(Let's not pretend that Battlestar Galactica just didn't have time to mention its characters' sexuality. They had time for an entire episode about boxing, for pity's sake!)
Battlestar Galactica had two gay characters (Felix Gaeta and Helena Cain), but their homosexuality only existed in a series of webisodes. Although it was certainly a matter of canon, it's safe to say that a large percentage of Battlestar Galactica viewers never watched either Razor or Faces of the Enemy. More to the point, by shifting the characters' homosexuality into the webisodes, it removed any chance that gay characters might air on the Syfy Channel.
Therefore, it LOOKS as though, having performed a feasibility study and learned that their fan base is accepting of gay characters, Caprica decided to include an "out" character in the main storyline. Yay?
Regardless of their underlying motives, or of any perceived cowardice on the part of network or show executives, Sam Adama is both gay and married (to a man), but that's just a fact about him. It's part of who he is as a person - just like, you know, real life!
Is this the first openly gay character on the Syfy Network? I'm racking my brains and I haven't thought of any others. But I'm sure you'll correct me if I have forgotten someone!
At any rate, Sam Adama (uncle of, and Very Bad Influence on, young Bill Adama) is a progressive character for any genre, network or cable channel. He has even been voted "Gay of the Week" by the folks over at AfterElton.com. (Who by the way recently named perennial Strange Somethings favorite Captain Jack Harkness #1 on their list of the "Top 50 Gay Characters of All Time!")

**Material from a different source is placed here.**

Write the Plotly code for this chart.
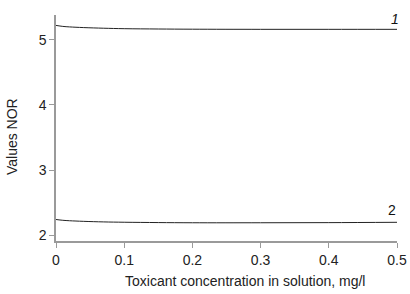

I think the most interesting thing about all this is that gay marriage is not just legal on Caprica, but apparently also commonplace. As we know, Battlestar Galactica is heavily influenced by the Mormon faith. And as we also know, it was the Mormon church that was in large part responsible for California's Proposition 8 gay marriage take-back debacle. I'm not really sure what to make of that three-step orobourus, but it is somehow fascinating.
Unfortunately, as awesome as all this is, and as awesome as Sam Adama is in the episodes I've watched, I'm just not digging this show. It just goes to show you that interesting and introspective characterization isn't everything, because Caprica is far too ponderous and "getting all the pieces in the right places" long-term chess game-y to keep my attention.
I have tried to watch it, I really have, but my attention slides right off it. I think the DVD release will serve Caprica well, since I often find that problems with glacial plots are often less noticeable when you watch an entire season over a weekend.